The Stockholm-based research group, which is better known as SIPRI, says the outlook isn’t all bad.
The good news is that overall arsenals and nuclear weapons have declined in number since the Cold War when there were some 70,000 nuclear weapons in the world.
Now SIPRI says there are probably around 20,000; that decline, it says, was helped by a treaty signed last year between the US and Russia, the Strategic Arms Reduction Treaty or START.
But Shannon Kile, head of SIPRI’s Arms and Non-proliferation Program, says there’s also bad news.
He says all legally recognized nuclear weapons states are committed to retaining nuclear weapons as part of their national security postures for the long term.
"They all have either announced or they have launched forced modernization programs, in the case of the United States the time frame for these are decades into the future. So although total arsenals are coming down, it's pretty clear that nuclear disarmament is going to be quite a distant point in the horizon," said Kile.
The SIPRI report says around the world more than 5,000 nuclear weapons are deployed and ready for use.
The United States and Russia have by far the largest supply of nuclear weapons. As of January 2011, Russia had 11,000 nuclear weapons and the United States 8,500 and each have more than 2,000 deployed.
There are five legally recognized nuclear weapons states: the U.S. and Russia, plus France, Britain and China.
India, Pakistan, and Israel are also thought to have nuclear weapons and possibly North Korea as well.
Kile says these countries are also a worry, especially in south Asia. "India and Pakistan are basically engaged in an accelerating nuclear arms race. They are both increasing their capabilities to produce fissure material for nuclear weapons to expand their weapon stockpiles. And they are also working quite hard to increase the size and diversity of their nuclear weapon delivery systems. So if anything the trend is going the opposite way in south Asia and I think that is something we should be very concerned about," he stated.
Dan Plesch is director of the Center for International Studies and Diplomacy at the School of Oriental and African Studies in London. He too says the situation in south Asia is dangerous.

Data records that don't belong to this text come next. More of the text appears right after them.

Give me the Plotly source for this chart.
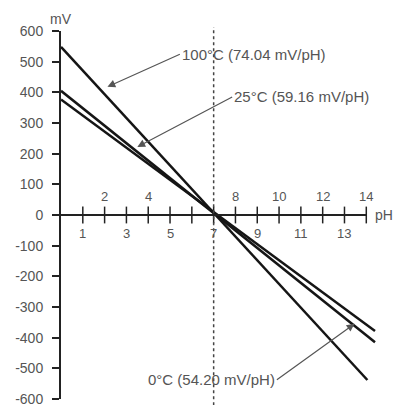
import plotly.graph_objects as go

# ---- data ----
series_names = ["100°C", "25°C", "0°C"]
series_ph = [[0, 14.05], [0, 14.4], [0, 14.4]]
series_mv = [[548, -538], [405, -415], [377, -378]]

y_ticks = [-600, -500, -400, -300, -200, -100, 0, 100, 200, 300, 400, 500, 600]
y_tick_labels = ["-600", "-500", "-400", "-300", "-200", "-100", "0",
                 "100", "200", "300", "400", "500", "600"]
x_ticks = list(range(1, 15))
x_labels_above = [2, 4, 8, 10, 12, 14]
x_labels_below = [1, 3, 5, 7, 9, 11, 13]

ann_texts = ["100°C (74.04 mV/pH)", "25°C (59.16 mV/pH)", "0°C (54.20 mV/pH)"]
ann_head_ph = [2.13, 3.5, 13.46]
ann_head_mv = [418, 222, -355]
ann_tail_ph = [5.45, 7.85, 9.9]
ann_tail_mv = [524, 385, -537]
ann_anchor = ["left", "left", "right"]

neutral_ph = 7

TXT = "#555555"
FONT = "Liberation Sans, Arial, sans-serif"

fig = go.Figure()

for name, xs, ys in zip(series_names, series_ph, series_mv):
    fig.add_trace(go.Scatter(x=xs, y=ys, mode="lines", name=name,
                             line=dict(color="#151515", width=2.5),
                             showlegend=False, hoverinfo="skip", cliponaxis=False))

# x axis drawn at mV = 0
fig.add_shape(type="line", x0=0, x1=14, y0=0, y1=0, xref="x", yref="y",
              line=dict(color="#222222", width=2))
fig.add_trace(go.Scatter(x=x_ticks, y=[0] * len(x_ticks), mode="markers",
                         marker=dict(symbol="line-ns", size=12,
                                     line=dict(color="#222222", width=1.5)),
                         showlegend=False, hoverinfo="skip", cliponaxis=False))

# dashed neutral line
fig.add_shape(type="line", x0=neutral_ph, x1=neutral_ph, y0=-0.017, y1=1.011,
              xref="x", yref="paper", line=dict(color="#444444", width=1.5, dash="dot"))

for v in x_labels_above:
    fig.add_annotation(x=v, y=0, text=str(v), showarrow=False, yshift=19,
                       font=dict(size=13, color=TXT, family=FONT))
for v in x_labels_below:
    fig.add_annotation(x=v, y=0, text=str(v), showarrow=False, yshift=-18,
                       font=dict(size=13, color=TXT, family=FONT))

fig.add_annotation(x=14.3, y=0, text="pH", showarrow=False, xanchor="left",
                   font=dict(size=14, color=TXT, family=FONT))
fig.add_annotation(x=0, y=1, yref="paper", text="mV", showarrow=False,
                   yanchor="middle", yshift=12,
                   font=dict(size=14, color=TXT, family=FONT))

for t, hx, hy, tx, ty, anc in zip(ann_texts, ann_head_ph, ann_head_mv,
                                  ann_tail_ph, ann_tail_mv, ann_anchor):
    fig.add_annotation(x=hx, y=hy, ax=tx, ay=ty, axref="x", ayref="y",
                       text=t, showarrow=True, arrowhead=2, arrowsize=1.3,
                       arrowwidth=1.2, arrowcolor="#555555", xanchor=anc,
                       standoff=0, startstandoff=0,
                       font=dict(size=15, color=TXT, family=FONT))

fig.update_xaxes(range=[0, 15.5], visible=False, fixedrange=True)
fig.update_yaxes(range=[-600, 600], tickvals=y_ticks, ticktext=y_tick_labels,
                 showline=True, ticklabeloverflow="allow",
                 linecolor="#222222", linewidth=2, ticks="outside", ticklen=7,
                 tickwidth=1.5, tickcolor="#222222", showgrid=False,
                 zeroline=False, ticklabelstandoff=6,
                 tickfont=dict(size=14, color=TXT, family=FONT))

# page body has an 8px margin: figure is offset to compensate
fig.update_layout(width=394, height=405, plot_bgcolor="white", paper_bgcolor="white",
                  margin=dict(l=53, r=3, t=23, b=14), showlegend=False)

fig.write_html("out.html")
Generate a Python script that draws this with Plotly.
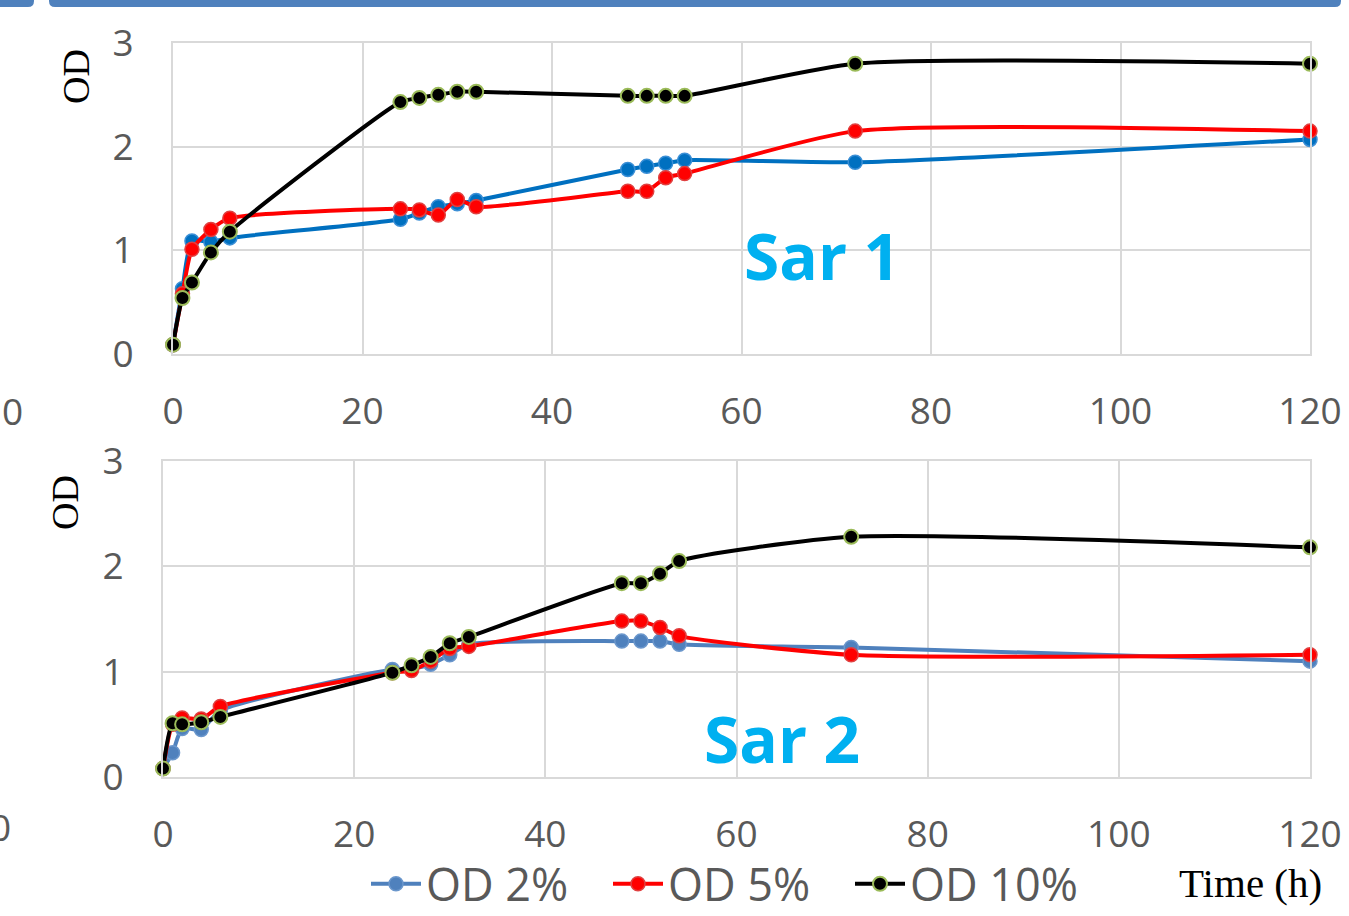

"It would be disastrous for the planet if there was, for example, India and Pakistan in nuclear war because you would get upwards of 1 billion people dying from starvation because of crop failures as the dust from these explosions blotted out the sun across the planet, the precise opposition of global warming - very rapid global cooling. So these proliferation issues are not about things that are remote from us they would affect us absolutely directly," said Plesch.
He says the vast arsenal of nuclear weapons still held by the United States and Russia makes it difficult for them to dissuade other countries from mounting their own nuclear systems.
But he says if the right political will was in place it would be possible to resolve the situation.
He says at the end of the cold war, tens of thousands of armaments across Europe were regulated and destroyed under treaties, which can be used to control all forms of conventional weapons.
And he says on the nuclear front, the United Nations’ inspection regime in Iraq was effective.
"If you combine the inspection regime of weapons of mass destruction in Iraq with the European security structures, one could move to control all weapons down to police functions really in not much more than a decade, because that was the pace that was achieved during the end of the cold war," noted Plesch.
The United States is the only country that’s used nuclear weapons in warfare. Its bombings of Japan’s Hiroshima and Nagasaki during the Second World War killed around 200,000 people.